# Jiggery Pokery



## PauloPievese (Nov 2, 2012)

If one is an elective resident in one EU country can one then establish residence in another, i.e., move? (Now that I write that it seems ... "unlikely" might be the kindest word.)

Are any EU countries easier to establish residence in than others?

:flypig:


----------



## Bevdeforges (Nov 16, 2007)

Depends on what you mean by "easier." 

France, for example, seems to have a significantly lower threshold for "financial resources" for retirees than what I've seen discussed here in Italy. Normally a steady pension (US Social Security or something similar) comfortably above the French minimum wage will suffice. However, the ongoing bureaucracy here in France can cause expats to weep if they run afoul of it. 

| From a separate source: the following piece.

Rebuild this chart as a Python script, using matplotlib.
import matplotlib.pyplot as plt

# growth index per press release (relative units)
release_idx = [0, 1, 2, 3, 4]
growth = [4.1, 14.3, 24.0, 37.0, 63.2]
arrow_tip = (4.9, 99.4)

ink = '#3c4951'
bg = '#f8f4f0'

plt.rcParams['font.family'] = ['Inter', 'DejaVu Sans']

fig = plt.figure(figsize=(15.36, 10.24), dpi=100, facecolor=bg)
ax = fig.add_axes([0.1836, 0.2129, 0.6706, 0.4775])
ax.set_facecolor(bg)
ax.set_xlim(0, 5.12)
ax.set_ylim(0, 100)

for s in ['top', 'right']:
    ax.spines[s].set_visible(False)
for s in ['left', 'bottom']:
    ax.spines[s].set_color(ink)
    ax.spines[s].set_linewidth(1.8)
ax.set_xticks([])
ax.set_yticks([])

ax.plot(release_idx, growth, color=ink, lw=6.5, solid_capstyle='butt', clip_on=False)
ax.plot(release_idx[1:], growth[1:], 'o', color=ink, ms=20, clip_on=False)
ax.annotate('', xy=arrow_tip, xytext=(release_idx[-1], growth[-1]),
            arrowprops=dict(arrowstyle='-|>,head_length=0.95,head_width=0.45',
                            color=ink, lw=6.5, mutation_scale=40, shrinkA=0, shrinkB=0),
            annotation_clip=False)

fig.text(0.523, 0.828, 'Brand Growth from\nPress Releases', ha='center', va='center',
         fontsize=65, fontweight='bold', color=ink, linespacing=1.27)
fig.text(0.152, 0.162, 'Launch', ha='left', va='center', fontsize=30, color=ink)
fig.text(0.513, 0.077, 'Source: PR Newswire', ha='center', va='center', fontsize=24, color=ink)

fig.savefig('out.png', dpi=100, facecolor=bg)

However - to answer your initial question, establishing residence in one EU (or Schengen) country doesn't guarantee you right to reside in another country within the EU (or Schengen). Immigration is left to the countries to regulate - it's not an EU determined thing.


----------



## NickZ (Jun 26, 2009)

Portugal I think might have the easiest rules for retirees. Including a large tax free allowance.

I think after a long enough residence you can apply for an EU status but we're talking ten years IIRC


----------



## panama rick (Oct 15, 2014)

Spain's non-lucrative (can't work) visa is 2151 euros/mo. for yourself.


----------